Data items:
....................
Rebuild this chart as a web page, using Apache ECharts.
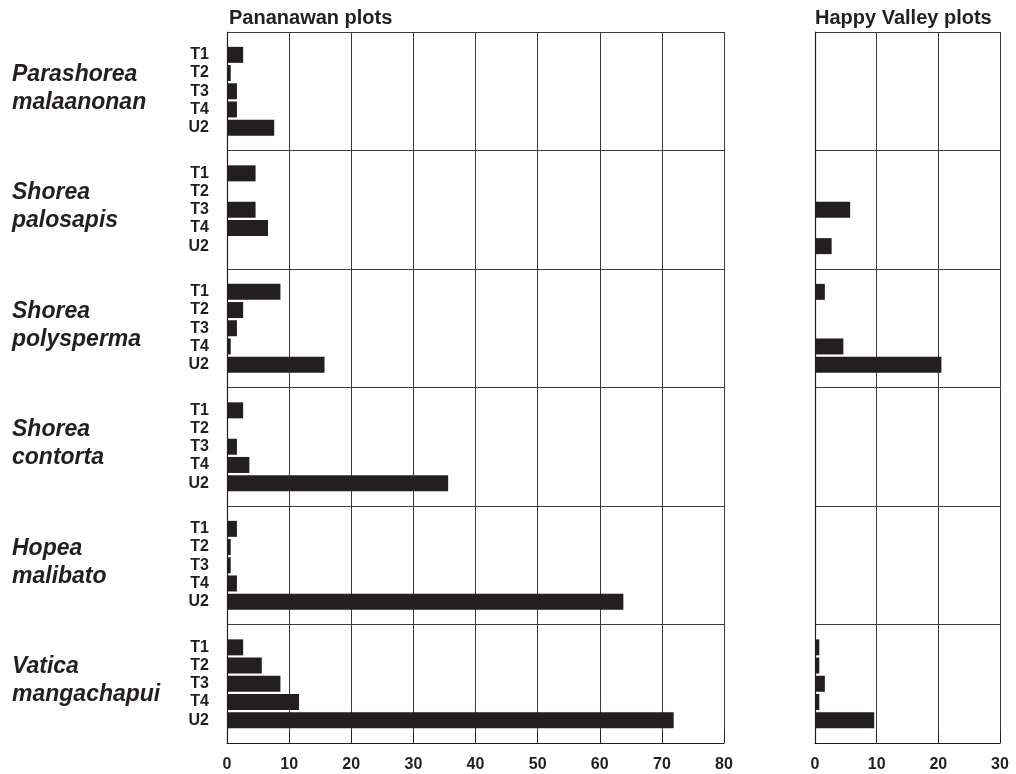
<!DOCTYPE html>
<html><head><meta charset="utf-8">
<script src="https://cdn.jsdelivr.net/npm/echarts@6/dist/echarts.min.js"></script>
<style>html,body{margin:0;padding:0;background:#fff}#c{width:1016px;height:774px}</style>
</head><body><div id="c"></div>
<script>
const species = ['Parashorea\nmalaanonan','Shorea\npalosapis','Shorea\npolysperma','Shorea\ncontorta','Hopea\nmalibato','Vatica\nmangachapui'];
const plots = ['T1','T2','T3','T4','U2'];
const pananawan = [
  [2.6, 0.6, 1.6, 1.6, 7.6],
  [4.6, 0, 4.6, 6.6, 0],
  [8.6, 2.6, 1.6, 0.6, 15.7],
  [2.6, 0, 1.6, 3.6, 35.6],
  [1.6, 0.6, 0.6, 1.6, 63.8],
  [2.6, 5.6, 8.6, 11.6, 71.9]
];
const happyValley = [
  [0, 0, 0, 0, 0],
  [0, 0, 5.7, 0, 2.7],
  [1.6, 0, 0, 4.6, 20.5],
  [0, 0, 0, 0, 0],
  [0, 0, 0, 0, 0],
  [0.7, 0.7, 1.6, 0.7, 9.6]
];
const panelTitles = ['Pananawan plots','Happy Valley plots'];
const xTicksL = {min:0, max:80, interval:10};
const xTicksR = {min:0, max:30, interval:10};

const FONT = "'Liberation Sans', Arial, sans-serif";
const INK = '#231f20';
const TOP = 32, BOTTOM = 743;
const BAND = (BOTTOM - TOP) / species.length;
const SLOT = 18.2;
const panels = [
  {left:227, width:497, scale:xTicksL, data:pananawan, labels:true},
  {left:815, width:185, scale:xTicksR, data:happyValley, labels:false}
];

const grid = [], xAxis = [], yAxis = [], series = [];
panels.forEach((p, pi) => {
  const gi = grid.length;
  grid.push({left:p.left, width:p.width, top:TOP, height:BOTTOM-TOP});
  xAxis.push({type:'value', gridIndex:gi, position:'bottom', min:p.scale.min, max:p.scale.max, interval:p.scale.interval,
    axisLine:{show:true, onZero:false, lineStyle:{color:INK, width:1.2}},
    axisTick:{show:true, inside:true, length:12, lineStyle:{color:INK}},
    axisLabel:{show:true, margin:14, color:INK, fontFamily:FONT, fontWeight:'bold', fontSize:16},
    splitLine:{show:true, lineStyle:{color:'#3a3a3a', width:1}}});
  yAxis.push({type:'value', gridIndex:gi, position:'left', min:0, max:species.length, interval:1, inverse:true,
    axisLine:{show:true, onZero:false, lineStyle:{color:INK, width:1.2}},
    axisTick:{show:false}, axisLabel:{show:false},
    splitLine:{show:true, lineStyle:{color:'#3a3a3a', width:1}}});
  species.forEach((s, si) => {
    const g = grid.length;
    grid.push({left:p.left, width:p.width, top:TOP + si*BAND + (BAND - 5*SLOT)/2, height:5*SLOT});
    xAxis.push({type:'value', gridIndex:g, min:p.scale.min, max:p.scale.max, show:false});
    yAxis.push({type:'category', gridIndex:g, data:plots, inverse:true,
      axisLine:{show:false}, axisTick:{show:false}, splitLine:{show:false},
      axisLabel:{show:p.labels, interval:0, hideOverlap:false, margin:18, color:INK, fontFamily:FONT, fontWeight:'bold', fontSize:16}});
    series.push({type:'bar', xAxisIndex:g, yAxisIndex:g, barWidth:16, silent:true, animation:false,
      data:p.data[si].map(v => v === 0 ? {value:v, itemStyle:{opacity:0}} : v),
      itemStyle:{color:INK}});
  });
});

const graphic = [];
species.forEach((s, si) => {
  graphic.push({type:'text', left:12, top:TOP + si*BAND + BAND/2 - 31,
    style:{text:s, font:"italic bold 23px " + FONT, fill:INK, lineHeight:28}});
});
graphic.push({type:'text', left:229, top:8, style:{text:panelTitles[0], font:"bold 20px " + FONT, fill:INK}});
graphic.push({type:'text', left:815, top:8, style:{text:panelTitles[1], font:"bold 20px " + FONT, fill:INK}});

const chart = echarts.init(document.getElementById('c'));
chart.setOption({animation:false, backgroundColor:'#fff', grid, xAxis, yAxis, series, graphic});
</script></body></html>
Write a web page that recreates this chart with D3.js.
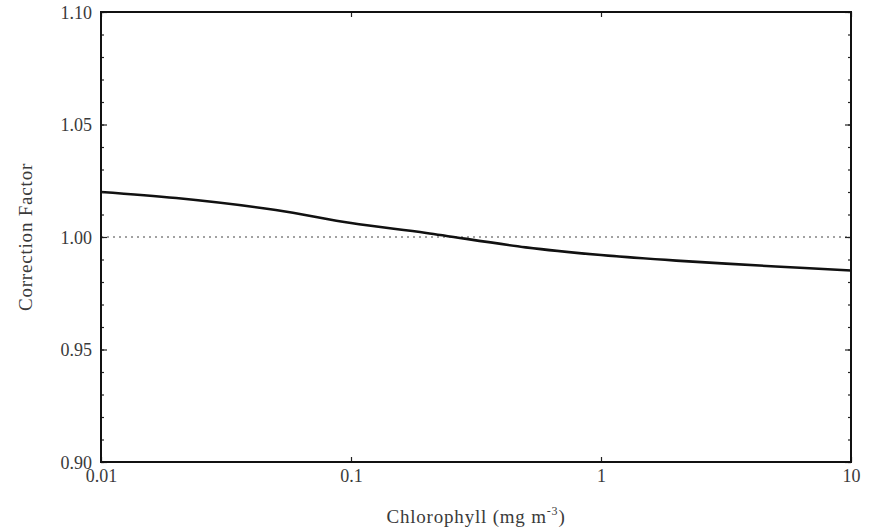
....................
What needs to be done: From the entries above, collect every line with the string "page" in it.

Answer:
Rebuild this chart as a web page, using Apache ECharts.
Write a web page that recreates this chart with D3.js.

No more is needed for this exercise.